I am honored to receive this award and thank you for thinking that I deserve it. It was suggested to me that I take a few minutes to discuss the impact of my Groton experience on my life and career.
I arrived here, a homesick twelve-year-old, in the fall of 1939 as World War II began, and graduated six years later a few months after the Germans surrendered. The war was constantly with us, the deaths of Groton boys mourned in Chapel day after day. My fear was that the war would be over before I could join up. I enlisted in the Navy and was called up on my eighteenth birthday in July 1945. My classmate Dan de Menocal and I went to boot camp together. As we stood naked to receive our medical shots, a voice boomed out. “Has anyone here ever sung in a choir?” My hand went up. My years in the school choir landed me in the Choir Company, a choice assignment—160 men and boys who performed on Sundays for the five thousand inmates of the camp.
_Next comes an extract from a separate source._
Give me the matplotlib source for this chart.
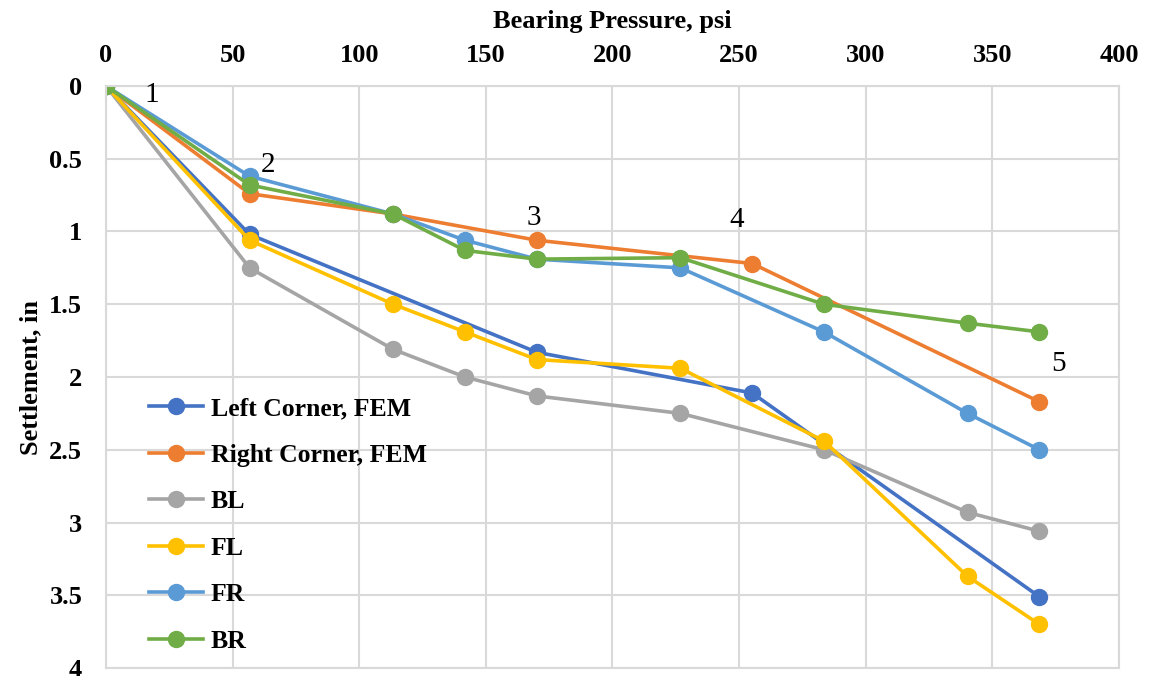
import matplotlib
matplotlib.use("Agg")
import matplotlib.pyplot as plt
from matplotlib.ticker import FuncFormatter

plt.rcParams["font.family"] = ["Liberation Serif", "DejaVu Serif"]

# load steps (psi) and settlements (in)
p_left = [0, 56.7, 170.1, 255.15, 368.55]
s_left = [0, 1.02, 1.83, 2.11, 3.51]

p_right = [0, 56.7, 113.4, 170.1, 255.15, 368.55]
s_right = [0, 0.74, 0.88, 1.06, 1.22, 2.17]

p_all = [0, 56.7, 113.4, 141.75, 170.1, 226.8, 283.5, 340.2, 368.55]
s_bl = [0, 1.25, 1.81, 2.00, 2.13, 2.25, 2.50, 2.93, 3.06]
s_fl = [0, 1.06, 1.50, 1.69, 1.88, 1.94, 2.44, 3.37, 3.70]
s_fr = [0, 0.62, 0.88, 1.06, 1.19, 1.25, 1.69, 2.25, 2.50]
s_br = [0, 0.68, 0.88, 1.13, 1.19, 1.18, 1.50, 1.63, 1.69]

stage_labels = ["1", "2", "3", "4", "5"]
stage_x = [18, 64, 169, 249, 376]
stage_y = [0.06, 0.54, 0.91, 0.92, 1.91]

fig = plt.figure(figsize=(11.67, 6.76), dpi=100)
ax = fig.add_axes([0.0908, 0.0118, 0.8681, 0.861])

kw = dict(marker="o", ms=11.5, lw=2.6)
ax.plot(p_left, s_left, color="#4472C4", label="Left Corner, FEM", **kw)
ax.plot(p_right, s_right, color="#ED7D31", label="Right Corner, FEM", **kw)
ax.plot(p_all, s_bl, color="#A5A5A5", label="BL", **kw)
ax.plot(p_all, s_fl, color="#FFC000", label="FL", **kw)
ax.plot(p_all, s_fr, color="#5B9BD5", label="FR", **kw)
ax.plot(p_all, s_br, color="#70AD47", label="BR", **kw)

for t, x, y in zip(stage_labels, stage_x, stage_y):
    ax.text(x, y, t, fontsize=21, ha="center", va="center")

ax.set_xlim(0, 400)
ax.set_ylim(4, 0)
ax.set_xticks(range(0, 401, 50))
ax.set_yticks([i * 0.5 for i in range(9)])
ax.yaxis.set_major_formatter(FuncFormatter(lambda v, _: f"{v:g}"))
ax.xaxis.tick_top()
ax.xaxis.set_label_position("top")
ax.tick_params(length=0, labelsize=19)
ax.tick_params(axis="x", pad=14)
ax.tick_params(axis="y", pad=17)
for lab in ax.get_xticklabels() + ax.get_yticklabels():
    lab.set_fontweight("bold")
ax.set_xlabel("Bearing Pressure, psi", fontsize=19, fontweight="bold", labelpad=11)
ax.set_ylabel("Settlement, in", fontsize=19, fontweight="bold", labelpad=5)

ax.grid(color="#D9D9D9", lw=1.5)
ax.set_axisbelow(True)
for sp in ax.spines.values():
    sp.set_color("#D9D9D9")
    sp.set_linewidth(1.5)

ax.legend(loc="center left", bbox_to_anchor=(0.0326, 0.2457), frameon=False,
          borderaxespad=0, prop={"size": 18.5, "weight": "bold"},
          labelspacing=0.92, handlelength=2.1, handletextpad=0.3)

fig.savefig("out.png", dpi=100)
We were being trained to man the landing craft that would go ashore on the islands of Japan. Half of us would be killed, we were told. Of course, it would be the other guy, not me. On August 14, 1945, we were rehearsing the Hallelujah Chorus. Our director came in: “Well boys, the Japs must have heard you. They just surrendered.”
The next moment when my Groton years changed my life was after boot camp. Hopes for sea duty had been replaced by washing soup bowls in Newport, Rhode Island, for three thousand men a meal. My records got lost so it appeared that soup bowls would be the peak of my naval career. Each morning, walking back to the barracks for a short break between meals, I noticed a sign on a building: “Navigation and chart correction.” I went in. At the end of a long hall in a small office sat a full commander in dress blues. He looked like Ronald Coleman. I stood in the doorway in my egg-smeared dungarees. “What can I do for you?” he said. I stuttered rather badly then but managed to say that I knew six different methods of celestial navigation. Philip Nash, my math teacher, had taught me this in a Sixth Form tutorial. “Can you compute sunrise and sunset?” the commander asked. I could, I said, and within minutes I was out of the scullery and teaching sunrise and sunset. I wrote Mr. Nash my thanks and got a nice letter back.
The student body in my time bore little resemblance to the remarkable boys and girls you have here today—some of whom have dazzled me in my Harvard classroom. But we had magnificent teachers—Doc Irons, Paul Wright, Bob Moss, Phil Nash, Zoo Zahner, Fritz Deveau, and many more. Two nights a week, I would go to Bob Moss’ house to discuss Gunnar Myrdal’s The American Dilemma, the first thorough analysis of racial discrimination in the United States. There was born my propensity to protest. In 1960, I was thrown out of the Metropolitan Club in Washington for taking a black friend to lunch.
When I was thirteen, Fritz Deveau was starting what became the Groton School Band. He confronted me one day with his icy blue eyes. “George, you will play the clarinet. A teacher will be here from Ayer next week.” I played second clarinet. Today I joyfully and gratefully play third clarinet in the Dane Street Community Concert Band in my hometown.
We were, of course, inundated with religion. Daily chapel, twice on Sundays, sacred studies. I’m ashamed to say that on the faith or creedal side of things I have not done well, but Groton gave me what has become a lifelong interest in the history of religion and theology. In fact, most of my books deal with applied theology—what I call ideology. It gets us into a lot of trouble in the U.S. We don’t practice what we preach and we have hard time preaching what we practice. You may recall the Tea Party fellow who said: “Don’t let big government take away my Medicare.”
Groton has shaped my life in many ways. Perhaps most of all, in teaching me how to write—not great writing, but serviceable writing. My stutter, for many years, excluded a career that required talking. So I was a newspaper reporter. I went to Washington as a speechwriter. My first book landed me at Harvard where writing is part of the job.
Looking back on my school days, I see enormous gratitude mixed with the remembrance of stifling rules and much punishment for violating them, entailing lots of forced labor, washing windows and shoveling coal. Individualism was not encouraged. One of my friends was caught running off one day to take flying lessons. The next thing we knew, he was going to Brooks.
Groton was demanding, rigorous, tough. When I joined the Navy, I felt oddly liberated. But I shall always be grateful for the extraordinary efforts of my teachers and for all they did for me. The school was hard, but it made life easy. Life after Groton was a piece of cake.